As with their first season, the second season of Queen Sugar will have an all-female directorial team, paving the way for helmers new to television.
“I always say if Game of Thrones can have three seasons of all male directors, why can’t we have three seasons of all women directors?” said DuVernay. “If they can do it, why can’t we do it? We’re going to center women, because we can and we want to and we’re at a network owned by a woman, so it makes it easier.”
This season, Katt Candler, DeMane Davis, Cheryl Dunye, Aurora Guerrero and Amanda Marsalis will join the list of female directors on Queen Sugar.
“All of the women from our season one, every single woman has gone on to be heavily booked. I got a call from a really well-known television show just last week, asking, ‘We had someone drop out as a director — can you refer us to one of your season one directors?’ I got on the phone and tried — none of the season one directors are available,” explained DuVernay.
At the Cannes Film Festival, Jessica Chastain publicly expressed her disappointment in the representation of female characters onscreen. DuVernay praised the actress’ defense and expressed hope that something like Queen Sugar is the representation Chastain was urging to see.
“I was proud of her for speaking out at an international space, where it was obviously an intimidating environment,” said DuVernay. “I was even proud of the fact that we stand as one of the very rare examples of the exact opposite of what she’s talking about.”
DuVernay referred to the Bechdel Test, adding that the show’s team likes to make sure two women have a conversation that is not about a man (one of the parameters of the test).
“Over 93 percent of movies and television shows in this country, up through the beginning of 2017, did not pass the test and had one scene where two women have a conversation about themselves or about anything that they have in their mind that does not include interaction with a man,” explained DuVernay. “That’s something that we try to change. Every episode of Queen Sugar has a scene that passes Bechdel, and every film I’ve done so far has had a scene that passed Bechdel, including Selma, which was about a man.”
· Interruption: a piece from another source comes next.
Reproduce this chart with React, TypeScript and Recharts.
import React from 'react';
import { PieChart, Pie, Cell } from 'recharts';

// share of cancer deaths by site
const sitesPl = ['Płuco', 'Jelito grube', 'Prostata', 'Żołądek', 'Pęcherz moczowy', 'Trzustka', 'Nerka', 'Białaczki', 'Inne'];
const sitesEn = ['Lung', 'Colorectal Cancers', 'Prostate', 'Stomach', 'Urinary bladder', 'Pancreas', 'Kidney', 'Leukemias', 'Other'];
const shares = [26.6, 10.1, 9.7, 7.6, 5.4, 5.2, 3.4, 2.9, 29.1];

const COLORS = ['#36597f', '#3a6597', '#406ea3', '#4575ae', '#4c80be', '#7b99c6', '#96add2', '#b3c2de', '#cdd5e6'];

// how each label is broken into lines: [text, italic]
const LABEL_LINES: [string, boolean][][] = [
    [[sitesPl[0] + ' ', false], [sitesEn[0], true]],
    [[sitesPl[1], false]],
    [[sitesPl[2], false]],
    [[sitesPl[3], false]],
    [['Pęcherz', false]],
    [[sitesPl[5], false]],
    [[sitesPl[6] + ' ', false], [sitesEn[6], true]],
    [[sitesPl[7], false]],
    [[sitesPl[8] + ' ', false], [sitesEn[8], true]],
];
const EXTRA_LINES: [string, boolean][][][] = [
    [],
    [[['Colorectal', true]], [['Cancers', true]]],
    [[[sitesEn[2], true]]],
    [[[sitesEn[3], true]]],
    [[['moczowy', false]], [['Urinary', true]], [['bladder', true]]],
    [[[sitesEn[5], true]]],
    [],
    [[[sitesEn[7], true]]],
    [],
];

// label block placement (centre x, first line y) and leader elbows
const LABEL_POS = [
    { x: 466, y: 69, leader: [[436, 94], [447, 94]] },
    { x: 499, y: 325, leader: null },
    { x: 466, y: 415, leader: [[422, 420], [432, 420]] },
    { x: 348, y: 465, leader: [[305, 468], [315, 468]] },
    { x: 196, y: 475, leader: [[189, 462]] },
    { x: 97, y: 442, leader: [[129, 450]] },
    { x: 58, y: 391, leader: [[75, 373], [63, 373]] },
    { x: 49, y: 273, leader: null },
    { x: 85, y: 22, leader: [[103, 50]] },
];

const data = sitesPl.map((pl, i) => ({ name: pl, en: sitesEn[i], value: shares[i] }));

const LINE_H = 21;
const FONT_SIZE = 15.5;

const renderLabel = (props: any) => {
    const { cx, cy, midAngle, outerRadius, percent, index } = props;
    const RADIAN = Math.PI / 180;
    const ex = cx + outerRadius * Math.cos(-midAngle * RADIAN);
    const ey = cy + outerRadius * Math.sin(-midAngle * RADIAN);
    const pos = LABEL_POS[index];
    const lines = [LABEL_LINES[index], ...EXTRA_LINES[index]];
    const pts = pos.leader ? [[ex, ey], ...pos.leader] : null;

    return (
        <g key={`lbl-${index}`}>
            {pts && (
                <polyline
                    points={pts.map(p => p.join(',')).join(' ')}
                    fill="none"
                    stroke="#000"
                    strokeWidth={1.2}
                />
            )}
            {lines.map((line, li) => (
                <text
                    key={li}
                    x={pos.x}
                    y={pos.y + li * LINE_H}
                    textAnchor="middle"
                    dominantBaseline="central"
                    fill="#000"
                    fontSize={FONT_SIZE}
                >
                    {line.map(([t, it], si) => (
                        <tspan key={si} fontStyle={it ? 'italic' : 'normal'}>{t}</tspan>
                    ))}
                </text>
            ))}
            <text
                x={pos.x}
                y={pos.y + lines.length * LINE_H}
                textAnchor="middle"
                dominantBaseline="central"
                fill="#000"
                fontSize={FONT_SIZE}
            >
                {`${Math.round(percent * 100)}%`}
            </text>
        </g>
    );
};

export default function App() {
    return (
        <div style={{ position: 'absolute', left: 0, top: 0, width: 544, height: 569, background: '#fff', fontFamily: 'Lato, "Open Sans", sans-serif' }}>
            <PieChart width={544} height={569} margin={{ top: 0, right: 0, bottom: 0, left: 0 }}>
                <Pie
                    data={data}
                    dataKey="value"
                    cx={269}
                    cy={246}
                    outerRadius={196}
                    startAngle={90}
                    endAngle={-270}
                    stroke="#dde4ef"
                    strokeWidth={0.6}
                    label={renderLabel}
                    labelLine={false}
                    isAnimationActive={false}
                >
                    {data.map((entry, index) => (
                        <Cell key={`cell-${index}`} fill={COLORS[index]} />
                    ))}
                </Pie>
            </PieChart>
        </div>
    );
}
Speaking of female directors, DuVernay said she got emotional seeing Patty Jenkins’ name listed onscreen as the helmer of the recent blockbuster film Wonder Woman. She further added that the various scenes throughout the film portraying equality and minority representation were a landmark to see for those truly looking.
“Some of these, where you unpack issues of sexuality and gender politics, it was a way to do that with a real intention. It was like, ‘I’m coming from a place of equity, that colored the whole thing,” said DuVernay. “It didn’t feel wrong and if you weren’t looking for it you wouldn’t have even felt it, but if you were looking for it, you saw something and you saw yourself, and that was a beautiful example of what Hollywood can be, and that’s what happens when you let women behind a camera.”
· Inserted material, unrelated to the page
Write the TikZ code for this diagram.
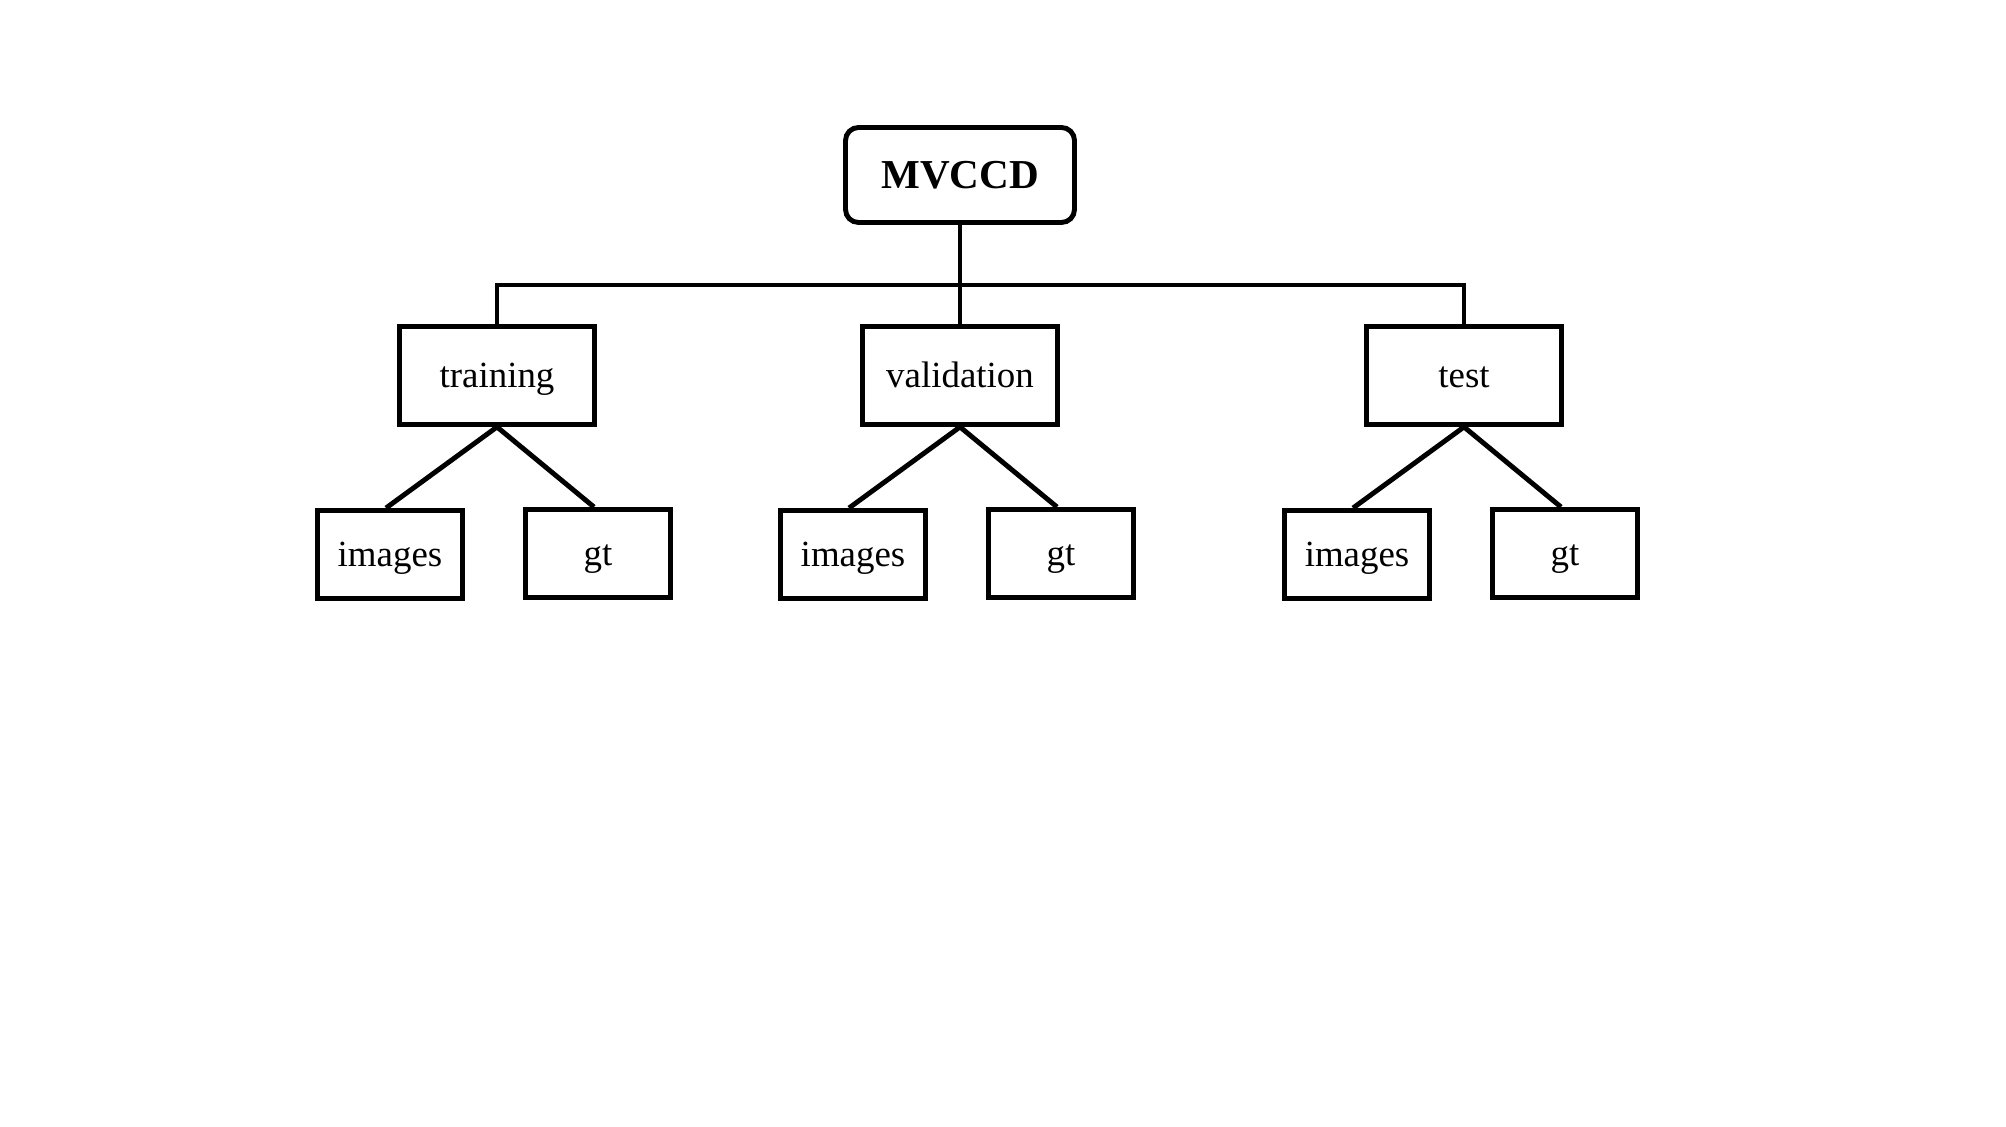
\documentclass[tikz,border=0pt]{standalone}
\usepackage{fontspec}
\setmainfont{Liberation Serif}
\usetikzlibrary{positioning}
\tikzset{
	folder/.style={draw, line width=1.4pt, inner sep=0pt,
		minimum width=1.95cm, minimum height=0.98cm,
		text height=0.32cm, text depth=0.07cm,
		font=\fontsize{10.5}{12}\selectfont},
	leaf/.style={folder, minimum width=1.45cm, minimum height=0.88cm},
	root/.style={folder, rounded corners=0.13cm,
		minimum width=2.29cm, minimum height=0.95cm,
		text height=0.30cm, text depth=0.02cm,
		font=\fontsize{11.7}{14}\selectfont\bfseries},
}
\newcommand{\plotDatasetSplit}[3]
{
	\node[folder](#1) at (#3,-3.755){#2};
	\node[leaf](#1-img) at ([xshift=-1.07cm,yshift=-1.79cm]#1.center){images};
	\node[leaf](#1-gt)  at ([xshift= 1.01cm,yshift=-1.78cm]#1.center){gt};
	\draw[line width=1.4pt](#1.south)-- ([xshift=-0.04cm]#1-img.north);
	\draw[line width=1.4pt](#1.south)-- ([xshift=-0.04cm]#1-gt.north);
}
\begin{document}
\begin{tikzpicture}
\useasboundingbox (0,0) rectangle (20.06,-11.27);

\node[root](mvccd) at (9.60,-1.75){MVCCD};
\plotDatasetSplit{training}{training}{4.97}
\plotDatasetSplit{validation}{validation}{9.60}
\plotDatasetSplit{test}{test}{14.64}

\coordinate (bus) at (9.60,-2.85);
\draw[line width=1.4pt](mvccd.south)-- (validation.north);
\draw[line width=1.4pt](training.north)-- (training.north |- bus)-- (test.north |- bus)-- (test.north);
\end{tikzpicture}
\end{document}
Winfrey said she is proud of Queen Sugar‘s ability to finesse representation and equality that is needed onscreen, and that she relies on her trust in DuVernay’s decisions and visions for the critically acclaimed show.
“One of my great gifts is that I am smart enough to surround myself with people who are smarter than I am. So I trust her, I believe in her. I believe in her vision,” said Winfrey of DuVernay.
For the show’s second season, Monica Macer, a former co-executive producer on Nashville, will take over as executive producer and showrunner for the contemporary drama. “I believe in the vision we originally set for the series, so when she [DuVernay] calls me up … I just go, ‘OK!’ I usually don’t have a lot of questions,” said Winfrey.
On Macer’s new role, DuVernay said, “It’s hard to hand your baby off, but it’s easier when it’s family. Sometimes you gotta hand the baby off to family and say ‘take care of it,’ so that’s what we’ve done.”
DuVernay is next slated to direct the film adaptation of A Wrinkle in Time, once again teaming with Winfrey, who will star in the film. Although Queen Sugar‘s reins are being passed to Macer, DuVernay will continue to stay heavily involved in the show.
“I’m approving the scripts and approving all the casting, but I really get my hands into the edit, so Oprah allows me to have the final cut on the episodes. So, the final thing that you see on the air is a collaboration of our vision for it,” said DuVernay.
Queen Sugar returns to OWN with a two-part premiere on Tuesday, June 20, and Wednesday, June 21, at 10 p.m. ET/PT.